*** ENTRIES PROVIDED
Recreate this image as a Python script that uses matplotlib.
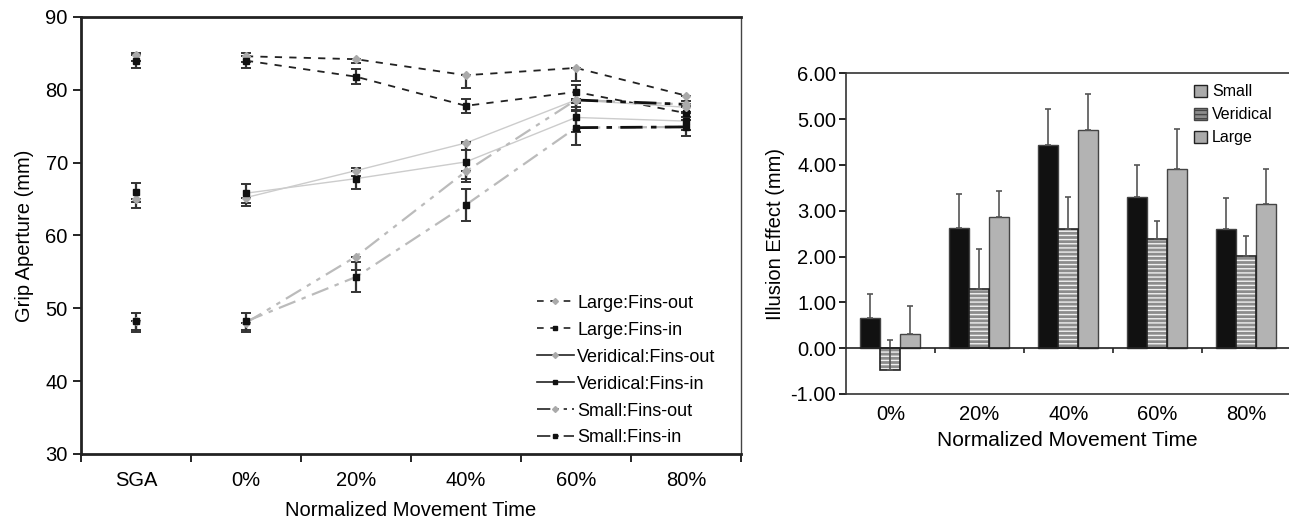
import numpy as np
import matplotlib
matplotlib.use('Agg')
import matplotlib.pyplot as plt
from matplotlib.lines import Line2D
from matplotlib.patches import Patch

plt.rcParams['font.family'] = ['Liberation Sans', 'DejaVu Sans']
plt.rcParams['hatch.linewidth'] = 1.0

# ==================== 左图: 抓握孔径 ====================
stages = ['SGA', '0%', '20%', '40%', '60%', '80%']
large_out = [84.8, 84.6, 84.2, 82.0, 83.0, 79.2]
large_in = [84.0, 84.0, 81.8, 77.8, 79.7, 76.8]
verid_out = [65.0, 65.2, 68.9, 72.7, 78.6, 77.6]
verid_in = [65.9, 65.8, 67.8, 70.1, 76.2, 75.7]
small_out = [48.3, 48.0, 57.1, 68.8, 78.6, 78.0]
small_in = [48.2, 48.2, 54.3, 64.2, 74.8, 74.9]

large_out_err = [0.8, 0.8, 0.5, 1.8, 1.8, 0.8]
large_in_err = [1.0, 1.0, 1.0, 1.0, 1.0, 1.0]
verid_out_err = [1.2, 1.2, 0.8, 1.0, 1.0, 0.8]
verid_in_err = [1.3, 1.3, 1.4, 2.7, 2.0, 1.2]
small_out_err = [1.5, 1.2, 1.8, 1.0, 1.5, 1.0]
small_in_err = [1.2, 1.2, 2.0, 2.2, 2.4, 1.3]

# ==================== 右图: 错觉效应 ====================
times = ['0%', '20%', '40%', '60%', '80%']
eff_small = [0.65, 2.63, 4.43, 3.31, 2.61]
eff_verid = [-0.48, 1.30, 2.60, 2.38, 2.01]
eff_large = [0.32, 2.86, 4.76, 3.92, 3.14]
eff_small_top = [1.18, 3.36, 5.23, 4.00, 3.28]
eff_verid_top = [0.17, 2.17, 3.31, 2.78, 2.45]
eff_large_top = [0.91, 3.43, 5.54, 4.78, 3.92]

fig = plt.figure(figsize=(12.89, 5.23), dpi=100)
ax = fig.add_axes([0.0628, 0.132, 0.512, 0.8356])

x = np.arange(len(stages))
FS_TICK = 14.5
FS_LAB = 14.5
FS_LEG = 13

series = [
    ('Large:Fins-out', large_out, large_out_err, 'out', (0, (4, 4)), '#222222', 1.3),
    ('Large:Fins-in', large_in, large_in_err, 'in', (0, (4, 4)), '#222222', 1.3),
    ('Veridical:Fins-out', verid_out, verid_out_err, 'out', '-', '#cccccc', 1.0),
    ('Veridical:Fins-in', verid_in, verid_in_err, 'in', '-', '#cccccc', 1.0),
    ('Small:Fins-out', small_out, small_out_err, 'out', (0, (8, 3, 2, 3, 2, 3)), '#bbbbbb', 1.6),
    ('Small:Fins-in', small_in, small_in_err, 'in', (0, (8, 3, 2, 3)), '#bbbbbb', 1.6),
]

handles = []
for label, vals, err, kind, ls, lc, lw in series:
    vals = np.array(vals)
    err = np.array(err)
    # 0%~80% 连线 (SGA 单独)
    ax.plot(x[1:], vals[1:], linestyle=ls, color=lc, linewidth=lw, zorder=2)
    if label.startswith('Small'):
        ax.plot(x[4:], vals[4:], linestyle=ls, color='#111111', linewidth=2.0, zorder=2)
    if kind == 'out':
        yerr = [err, np.zeros_like(err)]
        mk, mc, ms = 'D', '#aaaaaa', 4
    else:
        yerr = [err, err]
        mk, mc, ms = 's', '#111111', 4.5
    ax.errorbar(x, vals, yerr=yerr, fmt='none', ecolor='#333333',
                elinewidth=1.6, capsize=3.5, capthick=1.4, zorder=3)
    ax.plot(x, vals, linestyle='none', marker=mk, color=mc, markersize=ms, zorder=4)
    handles.append(Line2D([], [], linestyle=ls if label.startswith(('Large', 'Small')) else '-',
                          color='#222222', linewidth=1.2, marker=mk, markersize=3,
                          markerfacecolor=mc, markeredgecolor=mc, label=label))

ax.set_xlim(-0.5, len(stages) - 0.5)
ax.set_ylim(30, 90)
ax.set_yticks(np.arange(30, 91, 10))
ax.set_xticks(x)
ax.set_xticklabels(stages, fontsize=FS_TICK)
ax.set_xticks(np.arange(-0.5, len(stages)), minor=True)
ax.tick_params(axis='x', which='major', length=0, pad=12)
ax.tick_params(axis='x', which='minor', length=6, width=1.2, direction='out')
ax.tick_params(axis='y', labelsize=FS_TICK, length=6, width=1.2, direction='out')
for s in ax.spines.values():
    s.set_linewidth(1.0)
    s.set_color('#444444')
for s in ['left', 'bottom', 'top']:
    ax.spines[s].set_linewidth(2.0)
    ax.spines[s].set_color('#222222')
ax.set_xlabel('Normalized Movement Time', fontsize=FS_LAB, labelpad=8)
ax.set_ylabel('Grip Aperture (mm)', fontsize=FS_LAB, labelpad=8)
ax.legend(handles=handles, loc='lower left', bbox_to_anchor=(0.667, -0.02),
          frameon=False, fontsize=FS_LEG, handlelength=2.0, handletextpad=0.2,
          labelspacing=0.55)

# ==================== 右图 ====================
ax2 = fig.add_axes([0.6563, 0.2467, 0.3437, 0.6132])
xt = np.arange(len(times))
w = 0.225
edge = '#444444'

ax2.bar(xt - w, eff_small, w, color='#111111', edgecolor=edge, linewidth=1, zorder=2)
ax2.bar(xt, eff_verid, w, color='#8c8c8c', edgecolor='#f0f0f0', hatch='----',
        linewidth=0, zorder=2)
ax2.bar(xt, eff_verid, w, color='none', edgecolor='#222222', linewidth=1.2, zorder=3)
ax2.bar(xt + w, eff_large, w, color='#b3b3b3', edgecolor=edge, linewidth=1, zorder=2)

for off, vals, tops in [(-w, eff_small, eff_small_top),
                        (0, eff_verid, eff_verid_top),
                        (w, eff_large, eff_large_top)]:
    vals = np.array(vals)
    up = np.array(tops) - vals
    ax2.errorbar(xt + off, vals, yerr=[np.zeros_like(up), up], fmt='none',
                 ecolor='#555555', elinewidth=1.2, capsize=2.5, capthick=1.2, zorder=4)

ax2.axhline(0, color='#222222', linewidth=1.2, zorder=5)
ax2.vlines(np.arange(0.5, len(times) - 0.5), -0.1, 0, color='#222222', linewidth=1.2, zorder=5)
ax2.set_xlim(-0.5, len(times) - 0.52)
ax2.set_ylim(-1, 6)
ax2.set_yticks(np.arange(-1, 6.1, 1))
ax2.set_yticklabels([f'{v:.2f}' for v in np.arange(-1, 6.1, 1)], fontsize=FS_TICK)
ax2.set_xticks(xt)
ax2.set_xticklabels(times, fontsize=FS_TICK)
ax2.tick_params(axis='x', length=0, pad=8)
ax2.tick_params(axis='y', length=5, width=1.2, direction='out', pad=2)
ax2.spines['right'].set_visible(False)
for s in ['left', 'bottom', 'top']:
    ax2.spines[s].set_color('#333333')
    ax2.spines[s].set_linewidth(1.2)
ax2.set_xlabel('Normalized Movement Time', fontsize=15, labelpad=5)
ax2.set_ylabel('Illusion Effect (mm)', fontsize=FS_LAB, labelpad=4)

leg_handles = [
    Patch(facecolor='#aaaaaa', edgecolor='#222222', label='Small'),
    Patch(facecolor='#8c8c8c', edgecolor='#444444', hatch='----', label='Veridical'),
    Patch(facecolor='#aaaaaa', edgecolor='#222222', label='Large'),
]
ax2.legend(handles=leg_handles, loc='upper right', bbox_to_anchor=(0.995, 1.01),
           frameon=False, fontsize=11.5, handlelength=0.8, handleheight=0.8,
           handletextpad=0.3, labelspacing=0.5)

fig.savefig('out.png', dpi=100, facecolor='white')
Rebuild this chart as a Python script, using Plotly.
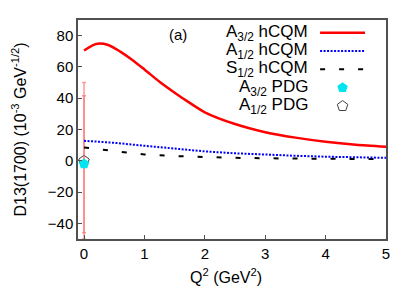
import plotly.graph_objects as go

# ---- data ----
q2_a32 = [0.0, 0.2, 0.4, 0.6, 0.8, 1.0, 1.25, 1.5, 1.75, 2.0, 2.5, 3.0, 3.5, 4.0, 4.5, 5.0]
a32_hcqm = [70.5, 74.7, 74.0, 69.8, 64.5, 58.4, 50.5, 43.5, 37.0, 31.0, 23.5, 18.3, 14.8, 12.2, 10.3, 9.0]

q2_a12 = [0.0, 0.5, 1.0, 1.5, 2.0, 2.5, 3.0, 3.5, 4.0, 4.5, 5.0]
a12_hcqm = [12.8, 11.5, 9.6, 7.6, 6.0, 4.8, 3.8, 3.2, 2.6, 2.2, 1.9]

q2_s12 = [0.0, 0.25, 0.5, 0.75, 1.0, 1.5, 2.0, 2.5, 3.0, 3.5, 4.0, 4.5, 5.0]
s12_hcqm = [8.5, 7.4, 6.0, 4.9, 4.0, 3.0, 2.3, 1.9, 1.6, 1.4, 1.2, 1.1, 1.0]

pdg_q2 = [0.0]
a32_pdg = [-2.0]
a32_pdg_err_plus = [43.5]
a32_pdg_err_minus = [44.0]
a12_pdg = [0.0]
a12_pdg_err = [50.0]

legend_labels = ["A<sub>3/2</sub> hCQM", "A<sub>1/2</sub> hCQM", "S<sub>1/2</sub> hCQM",
                 "A<sub>3/2</sub> PDG", "A<sub>1/2</sub> PDG"]

FONT = "Liberation Sans, Arial, Helvetica, sans-serif"
RED = "#ff0000"
BLUE = "#0000ff"
ERR = "rgba(255,110,110,0.7)"

fig = go.Figure()

fig.add_trace(go.Scatter(x=pdg_q2, y=a12_pdg, mode="markers",
                         marker=dict(symbol="pentagon-open", size=11, color="#404040", line=dict(width=1)),
                         error_y=dict(type="data", array=a12_pdg_err, color=ERR, thickness=1.5, width=2),
                         showlegend=False))
fig.add_trace(go.Scatter(x=pdg_q2, y=a32_pdg, mode="markers",
                         marker=dict(symbol="pentagon", size=11, color="#00e5ee"),
                         error_y=dict(type="data", symmetric=False, array=a32_pdg_err_plus,
                                      arrayminus=a32_pdg_err_minus, color=ERR, thickness=1.5, width=2),
                         showlegend=False))
fig.add_trace(go.Scatter(x=q2_s12, y=s12_hcqm, mode="lines",
                         line=dict(color="black", width=2, dash="5px,14px"), showlegend=False))
fig.add_trace(go.Scatter(x=q2_a12, y=a12_hcqm, mode="lines",
                         line=dict(color=BLUE, width=2, dash="2px,1.5px"), showlegend=False))
fig.add_trace(go.Scatter(x=q2_a32, y=a32_hcqm, mode="lines",
                         line=dict(color=RED, width=2.5, shape="spline", smoothing=0.7), showlegend=False))

# ---- custom legend (text right-aligned, samples on the right) ----
rows = [0.942, 0.858, 0.775, 0.691, 0.607]
xs0, xs1, xm = 0.786, 0.932, 0.859
for lab, yy in zip(legend_labels, rows):
    fig.add_annotation(x=0.752, y=yy, xref="paper", yref="paper", text=lab, showarrow=False,
                       xanchor="right", yanchor="middle", font=dict(family=FONT, size=17, color="black"))
fig.add_trace(go.Scatter(x=[xs0, xs1], y=[rows[0]] * 2, xaxis="x2", yaxis="y2", mode="lines",
                         line=dict(color=RED, width=2.5), showlegend=False, hoverinfo="skip"))
fig.add_trace(go.Scatter(x=[xs0, xs1], y=[rows[1]] * 2, xaxis="x2", yaxis="y2", mode="lines",
                         line=dict(color=BLUE, width=2, dash="2px,1.5px"), showlegend=False, hoverinfo="skip"))
fig.add_trace(go.Scatter(x=[xs0, xs1], y=[rows[2]] * 2, xaxis="x2", yaxis="y2", mode="lines",
                         line=dict(color="black", width=2, dash="5px,14px"), showlegend=False, hoverinfo="skip"))
fig.add_trace(go.Scatter(x=[xm], y=[rows[3]], xaxis="x2", yaxis="y2", mode="markers",
                         marker=dict(symbol="pentagon", size=11, color="#00e5ee"), showlegend=False, hoverinfo="skip"))
fig.add_trace(go.Scatter(x=[xm], y=[rows[4]], xaxis="x2", yaxis="y2", mode="markers",
                         marker=dict(symbol="pentagon-open", size=11, color="#404040"), showlegend=False, hoverinfo="skip"))

fig.add_annotation(x=0.325, y=0.935, xref="paper", yref="paper", text="(a)", showarrow=False,
                   xanchor="center", yanchor="middle", font=dict(family=FONT, size=15, color="black"))

# axis titles as annotations for exact placement
fig.add_annotation(x=-0.19, y=0.502, xref="paper", yref="paper", textangle=-90, showarrow=False,
                   text="D13(1700) (10<sup>-3</sup> GeV<sup>-1/2</sup>)", xanchor="center", yanchor="middle",
                   font=dict(family=FONT, size=16, color="black"))
fig.add_annotation(x=0.48, y=-0.17, xref="paper", yref="paper", showarrow=False,
                   text="Q<sup>2</sup> (GeV<sup>2</sup>)", xanchor="center", yanchor="middle",
                   font=dict(family=FONT, size=16, color="black"))

axis_common = dict(showgrid=False, zeroline=False, showline=True, linecolor="#505050", linewidth=1.5,
                   mirror=True, ticks="inside", ticklen=4, tickcolor="#505050", automargin=False,
                   tickfont=dict(family=FONT, size=15, color="black"))

# the page body adds an 8px margin, so the figure is 8px smaller and offsets reduced
fig.update_layout(
    width=407, height=283,
    margin=dict(l=70, r=29, t=12, b=52),
    paper_bgcolor="white", plot_bgcolor="white",
    font=dict(family=FONT, size=15, color="black"),
    xaxis=dict(range=[-0.1, 5], tickvals=[0, 1, 2, 3, 4, 5], **axis_common),
    yaxis=dict(range=[-50, 90], tickvals=[-40, -20, 0, 20, 40, 60, 80], **axis_common),
    xaxis2=dict(overlaying="x", range=[0, 1], visible=False),
    yaxis2=dict(overlaying="y", range=[0, 1], visible=False),
)

fig.write_html("out.html")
******
TASK GOAL:
Search the listing for the word "matplotlib". Copy every line in which it occurs.

SOLVED PROBLEM:
Recreate this image as a Python script that uses matplotlib.
import matplotlib
matplotlib.use('Agg')
import matplotlib.pyplot as plt
from matplotlib.lines import Line2D
from matplotlib.patches import Patch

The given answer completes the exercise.